Since (I) and (iii) is an incorrect combination, the entire combination is incorrect.

Let's also check (iii) and (R). For the wave function in (iii), $\psi(r=0) = 0$ because of the factor $r$. So, the probability density at the nucleus is zero. Thus, the probability density is not maximum at the nucleus. (iii) and (R) is an incorrect combination.

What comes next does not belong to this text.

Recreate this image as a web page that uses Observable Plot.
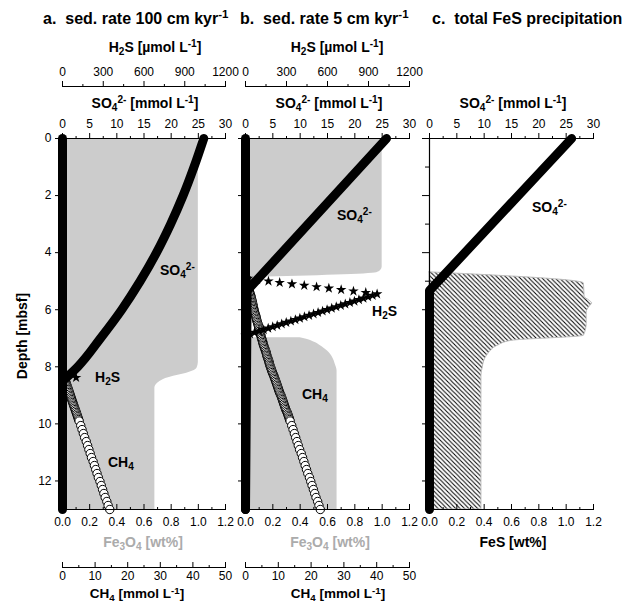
<!DOCTYPE html>
<html><head><meta charset="utf-8">
<script src="https://cdn.jsdelivr.net/npm/d3@7"></script>
<script src="https://cdn.jsdelivr.net/npm/@observablehq/plot@0.6"></script>
<style>
body{margin:0;background:#fff;}
#chart{position:relative;width:629px;height:605px;overflow:hidden;font-family:"Liberation Sans",Arial,sans-serif;}
#chart svg{position:absolute;left:0;top:0;}
.lbl{position:absolute;white-space:nowrap;line-height:1;}
.lbl sub{font-size:0.72em;position:relative;top:0.28em;vertical-align:baseline;line-height:0;}
.lbl sup{font-size:0.72em;position:relative;top:-0.5em;vertical-align:baseline;line-height:0;}
</style></head><body><div id="chart"></div>
<script>
// ---------- data (depth [mbsf], value) ----------
// panel a: sed. rate 100 cm/kyr
const so4A = [[0,26.0],[1,24.2],[2,22.2],[3,19.9],[4,17.3],[5,14.3],[6,10.9],[7,7.0],[8,2.8],[8.4,0.6]];
const fe3o4A = [[0,1.0],[7.85,1.0],[8.05,0.99],[8.15,0.96],[8.45,0.74],[8.58,0.70],[8.75,0.68],[13,0.68]];
const h2sA = [[8.38,100]];
const h2sZero = [[0,0],[13,0]];
const ch4A = [[8.35,0.45],[8.40,0.60],[8.45,0.75],[8.50,0.90],[8.55,1.05],[8.60,1.20],[8.65,1.35],[8.70,1.50],[8.75,1.65],[8.80,1.80],[8.85,1.95],[8.90,2.10],[8.95,2.25],[9.00,2.40],[9.05,2.55],[9.10,2.70],[9.15,2.85],[9.20,3.00],[9.25,3.15],[9.30,3.30],[9.35,3.45],[9.40,3.60],[9.45,3.75],[9.50,3.90],[9.55,4.05],[9.60,4.20],[9.65,4.35],[9.70,4.50],[9.75,4.65],[9.80,4.80],[9.85,4.95],[9.90,5.10],
  [10.06,5.6],[10.20,6.0],[10.34,6.4],[10.48,6.8],[10.62,7.3],[10.76,7.7],[10.90,8.1],[11.04,8.5],[11.18,8.9],[11.32,9.4],[11.46,9.8],[11.60,10.2],[11.74,10.6],[11.88,11.0],[12.02,11.5],[12.16,11.9],[12.30,12.3],[12.44,12.7],[12.58,13.1],[12.72,13.6],[12.86,14.0],[13.00,14.5]];
// panel b: sed. rate 5 cm/kyr
const so4B = [[0,25.8],[5.33,0.3],[13,0]];
const fe3o4Bupper = [[0,1.0],[4.5,1.0],[4.62,0.99],[4.70,0.96],[4.87,0.0]];
const fe3o4Blower = [[6.98,0.40],[7.05,0.46],[7.15,0.51],[7.3,0.56],[7.45,0.60],[7.7,0.64],[7.9,0.656],[8.15,0.67],[13,0.67]];
const h2sB = [[4.90,20],[4.95,85],[5.00,168],[5.05,250],[5.10,340],[5.15,430],[5.20,520],[5.25,610],[5.30,700],[5.35,790],[5.40,880],[5.45,963],
  [5.50,930],[5.55,897],[5.60,863],[5.65,830],[5.70,797],[5.75,764],[5.80,730],[5.85,697],[5.90,664],[5.95,631],[6.00,597],[6.05,564],[6.10,531],[6.15,498],[6.20,465],[6.25,431],[6.30,398],[6.35,365],[6.40,332],[6.45,298],[6.50,265],[6.55,232],[6.60,199],[6.65,166],[6.70,133],[6.75,99],[6.80,66],[6.85,33],[6.90,0]];
const ch4B = [[4.90,0.3],[4.95,0.4],[5.00,0.5],[5.05,0.6],[5.10,0.7],[5.15,0.8],[5.20,0.9],[5.25,1.0],[5.30,1.1],[5.35,1.2],[5.40,1.3],[5.45,1.45],[5.50,1.6],[5.55,1.7],[5.60,1.8],[5.65,1.9],[5.70,2.0],[5.75,2.1],[5.80,2.2],[5.85,2.3],[5.90,2.4],[5.95,2.5],
  [6.00,2.6],[6.05,2.7],[6.10,2.8],[6.15,2.95],[6.20,3.1],[6.25,3.2],[6.30,3.3],[6.35,3.4],[6.40,3.5],[6.45,3.65],[6.50,3.8],[6.55,3.9],[6.60,4.0],[6.65,4.1],[6.70,4.2],[6.75,4.3],[6.80,4.4],[6.85,4.55],[6.90,4.7],[6.95,4.8],
  [7.00,4.9],[7.05,5.05],[7.10,5.2],[7.15,5.3],[7.20,5.4],[7.25,5.55],[7.30,5.7],[7.35,5.85],[7.40,6.0],[7.45,6.15],[7.50,6.3],[7.55,6.4],[7.60,6.5],[7.65,6.65],[7.70,6.8],[7.75,6.95],[7.80,7.1],[7.85,7.2],[7.90,7.3],[7.95,7.45],
  [8.00,7.6],[8.05,7.75],[8.10,7.9],[8.15,8.05],[8.20,8.2],[8.25,8.4],[8.30,8.6],[8.35,8.75],[8.40,8.9],[8.45,9.05],[8.50,9.2],[8.55,9.35],[8.60,9.5],[8.65,9.65],[8.70,9.8],[8.75,9.95],[8.80,10.1],[8.85,10.25],[8.90,10.4],[8.95,10.6],
  [9.00,10.8],[9.05,10.95],[9.10,11.1],[9.15,11.25],[9.20,11.4],[9.25,11.55],[9.30,11.7],[9.35,11.85],[9.40,12.0],[9.45,12.15],[9.50,12.3],[9.55,12.5],[9.60,12.7],[9.65,12.85],[9.70,13.0],[9.75,13.15],[9.80,13.3],[9.85,13.45],[9.90,13.6],
  [10.06,14.1],[10.20,14.5],[10.34,14.9],[10.48,15.3],[10.62,15.7],[10.76,16.1],[10.90,16.5],[11.04,17.0],[11.18,17.4],[11.32,17.8],[11.46,18.2],[11.60,18.6],[11.74,19.0],[11.88,19.5],[12.02,19.9],[12.16,20.3],[12.30,20.7],[12.44,21.1],[12.58,21.5],[12.72,22.0],[12.86,22.4],[13.00,22.8]];
// panel c: total FeS precipitation
const so4C = [[0,26.0],[5.33,0],[13,0]];
const fesC = [[4.69,0],[5.08,1.13],[5.55,1.135],[5.68,1.17],[5.78,1.19],[5.9,1.17],[6.1,1.15],[6.5,1.15],[6.91,1.13],[7.09,0.60],[7.26,0.50],[7.55,0.43],[7.8,0.40],[8.02,0.39],[8.3,0.38],[13,0.38]];

// ---------- ticks ----------
const depthMajor = [0,2,4,6,8,10,12], depthMinor = [1,3,5,7,9,11];
const so4Major = [0,5,10,15,20,25,30], so4Minor = [2.5,7.5,12.5,17.5,22.5,27.5];
const h2sMajor = [0,300,600,900,1200], h2sMinor = [150,450,750,1050];
const wtMajor = [0,0.2,0.4,0.6,0.8,1.0,1.2], wtMinor = [0.1,0.3,0.5,0.7,0.9,1.1];
const ch4Major = [0,10,20,30,40,50], ch4Minor = [5,15,25,35,45];

// ---------- layout ----------
const W = 629, H = 605, TOP = 138, BOT = 509;
const PX = {a: [62, 225], b: [245, 409], c: [429, 593]};
const chart = document.getElementById("chart");
const baseStyle = {background: "transparent", fontFamily: '"Liberation Sans", Arial, sans-serif', fontSize: "12px", color: "black", overflow: "visible"};
const D = d => d[0], V = d => d[1];

function add(svg) { chart.appendChild(svg); return svg; }
function dataLayer(px, domain, marks) {
  return add(Plot.plot({width: W, height: H, marginLeft: px[0], marginRight: W - px[1], marginTop: TOP, marginBottom: H - BOT,
    x: {domain, axis: null}, y: {domain: [0, 13], reverse: true, axis: null}, style: baseStyle, marks}));
}
function axisLayer(px, domain, yPos, major, minor, format, below, pad = 8) {
  const marks = [
    Plot.ruleY([0], {stroke: "black", strokeWidth: 1.2}),
    Plot.axisX(major, {anchor: "top", tickSize: 6, tickPadding: 5, label: null, tickFormat: below ? () => "" : format}),
    Plot.axisX(minor, {anchor: "top", tickSize: 3, label: null, tickFormat: () => ""})
  ];
  if (below) marks.push(Plot.axisX(major, {anchor: "bottom", tickSize: 0, tickPadding: pad, label: null, tickFormat: format}));
  return add(Plot.plot({width: W, height: H, marginLeft: px[0], marginRight: W - px[1], marginTop: yPos, marginBottom: H - yPos,
    x: {domain, axis: null}, y: {domain: [0, 1], range: [yPos, yPos], axis: null}, style: baseStyle, marks}));
}
function depthAxis(labels) {
  return [
    Plot.ruleX([0], {stroke: "black", strokeWidth: 1.2}),
    Plot.axisY(depthMajor, {anchor: "left", tickSize: 7, tickPadding: 4, label: null, tickFormat: labels ? d => String(d) : () => ""}),
    Plot.axisY(depthMinor, {anchor: "left", tickSize: 4, label: null, tickFormat: () => ""})
  ];
}
const fmt1 = d3.format(".1f"), fmt0 = d => String(d);
const thick = {stroke: "black", strokeWidth: 9, strokeLinecap: "round", strokeLinejoin: "round"};
const stars = {symbol: "star", r: 3.3, fill: "black", stroke: "none"};
const circles = {r: 4.2, fill: "white", stroke: "black", strokeWidth: 1};

// ----- panel a -----
dataLayer(PX.a, [0, 1.2], [Plot.areaX(fe3o4A, {y: D, x: V, fill: "#cccccc", curve: "monotone-y"}), ...depthAxis(true)]);
dataLayer(PX.a, [0, 50], [Plot.dot(ch4A, {y: D, x: V, ...circles})]);
dataLayer(PX.a, [0, 1200], [Plot.line(h2sZero, {y: D, x: V, ...thick}), Plot.dot(h2sA, {y: D, x: V, ...stars})]);
dataLayer(PX.a, [0, 30], [Plot.line(so4A, {y: D, x: V, ...thick, curve: "monotone-y"})]);
// ----- panel b -----
dataLayer(PX.b, [0, 1.2], [
  Plot.areaX(fe3o4Bupper, {y: D, x: V, fill: "#cccccc", curve: "monotone-y"}),
  Plot.areaX(fe3o4Blower, {y: D, x: V, fill: "#cccccc", curve: "monotone-y"}),
  ...depthAxis(false)]);
dataLayer(PX.b, [0, 50], [Plot.dot(ch4B, {y: D, x: V, ...circles})]);
dataLayer(PX.b, [0, 1200], [Plot.line(h2sZero, {y: D, x: V, ...thick}), Plot.dot(h2sB, {y: D, x: V, ...stars})]);
dataLayer(PX.b, [0, 30], [Plot.line(so4B, {y: D, x: V, ...thick})]);
// ----- panel c -----
const svgC = dataLayer(PX.c, [0, 1.2], [
  Plot.areaX(fesC, {y: D, x: V, fill: "url(#hatch)", stroke: "#bdbdbd", strokeWidth: 1, curve: "monotone-y"}),
  ...depthAxis(false)]);
d3.select(svgC).insert("defs", ":first-child").html(
  '<pattern id="hatch" patternUnits="userSpaceOnUse" width="4.4" height="4.4"><path d="M-1,-1L5.4,5.4M-1,3.4L1,5.4M3.4,-1L5.4,1" stroke="black" stroke-width="1"/></pattern>');
dataLayer(PX.c, [0, 30], [Plot.line(so4C, {y: D, x: V, ...thick})]);

// ----- axes -----
for (const p of ["a", "b"]) {
  axisLayer(PX[p], [0, 1200], 86, h2sMajor, h2sMinor, fmt0, false);
  axisLayer(PX[p], [0, 1.2], BOT, wtMajor, wtMinor, fmt1, true);
  axisLayer(PX[p], [0, 50], 567, ch4Major, ch4Minor, fmt0, true, 4);
}
for (const p of ["a", "b", "c"]) axisLayer(PX[p], [0, 30], TOP, so4Major, so4Minor, fmt0, false);
axisLayer(PX.c, [0, 1.2], BOT, wtMajor, wtMinor, fmt1, true);

// ---------- text ----------
function txt(html, x, yc, {size = 14, align = "center", color = "#000", weight = "bold", rotate = false} = {}) {
  const el = document.createElement("div");
  el.className = "lbl";
  el.innerHTML = html;
  Object.assign(el.style, {fontSize: size + "px", color, fontWeight: weight, left: x + "px"});
  if (rotate) {
    el.style.top = yc + "px";
    el.style.transform = "translate(-50%,-50%) rotate(-90deg)";
  } else {
    el.style.top = (yc - 0.49 * size) + "px";
    el.style.transform = align === "center" ? "translateX(-50%)" : align === "end" ? "translateX(-100%)" : "none";
  }
  chart.appendChild(el);
}
const SO4 = "SO<sub>4</sub><sup>2-</sup>";
const titles = ["a.&nbsp; sed. rate 100 cm kyr<sup>-1</sup>", "b.&nbsp; sed. rate 5 cm kyr<sup>-1</sup>", "c.&nbsp; total FeS precipitation"];
txt(titles[0], 43, 19, {size: 16, align: "start"});
txt(titles[1], 240, 19, {size: 16, align: "start"});
txt(titles[2], 432, 19, {size: 16, align: "start"});
txt("H<sub>2</sub>S [µmol L<sup>-1</sup>]", 155, 47);
txt("H<sub>2</sub>S [µmol L<sup>-1</sup>]", 337, 47);
txt(SO4 + " [mmol L<sup>-1</sup>]", 145, 103);
txt(SO4 + " [mmol L<sup>-1</sup>]", 329, 103);
txt(SO4 + " [mmol L<sup>-1</sup>]", 513, 103);
txt("Fe<sub>3</sub>O<sub>4</sub> [wt%]", 143, 542, {color: "#ababab"});
txt("Fe<sub>3</sub>O<sub>4</sub> [wt%]", 330, 542, {color: "#ababab"});
txt("FeS [wt%]", 513, 542);
txt("CH<sub>4</sub> [mmol L<sup>-1</sup>]", 137, 594, {size: 13.5});
txt("CH<sub>4</sub> [mmol L<sup>-1</sup>]", 338, 594, {size: 13.5});
txt("Depth [mbsf]", 22, 336, {rotate: true});
// in-panel labels
txt(SO4, 160, 270, {size: 14, align: "start"});
txt(SO4, 337, 215, {size: 14, align: "start"});
txt(SO4, 532, 207, {size: 14, align: "start"});
txt("H<sub>2</sub>S", 95, 377, {size: 14, align: "start"});
txt("H<sub>2</sub>S", 372, 311, {size: 14, align: "start"});
txt("CH<sub>4</sub>", 108, 462, {size: 14, align: "start"});
txt("CH<sub>4</sub>", 302, 394, {size: 14, align: "start"});
</script></body></html>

Therefore, combination (I) (iii) (R) is an incorrect combination.

Option D: (II) (ii) (Q)

• (II) 2s orbital. (ii) One radial node. For 2s orbital, $n=2, l=0$. Number of radial nodes = $n-l-1 = 2-0-1 = 1$. Statement (ii) is correct for 2s orbital.
• (Q) Probability density at the nucleus $\propto \frac{1}{a_0^3}$. The wave function for 2s orbital is $\psi_{2s} \propto (\frac{Z}{a_0})^{\frac{3}{2}} (2 - \frac{Zr}{a_0}) e^{-Zr/2a_0}$. At $r=0$, $\psi_{2s}(0) \propto (\frac{Z}{a_0})^{\frac{3}{2}} (2) e^0 = 2 (\frac{Z}{a_0})^{\frac{3}{2}}$. The probability density at the nucleus is $|\psi_{2s}(0)|^2 \propto (2 (\frac{Z}{a_0})^{\frac{3}{2}})^2 = 4 (\frac{Z}{a_0})^3 = 4 \frac{Z^3}{a_0^3}$. This is proportional to $\frac{1}{a_0^3}$. Statement (Q) is correct for 2s orbital.

Combination (II) (ii) (Q) is correct.

We are looking for the only incorrect combination. Option C is an incorrect combination.

Final check:

• Option A: (I) 1s, (i) 1s wave function, (S) Energy ratio. All are correct.
• Option B: (I) 1s, (i) 1s wave function, (R) Probability density max at nucleus for 1s. All are correct.
• Option C: (I) 1s, (iii) wave function which is not 1s, (R) Probability density max at nucleus. Incorrect.
• Option D: (II) 2s, (ii) One radial node for 2s, (Q) Probability density at nucleus $\propto 1/a_0^3$. All are correct.

Since the question asks for the only incorrect combination, Option C is the answer.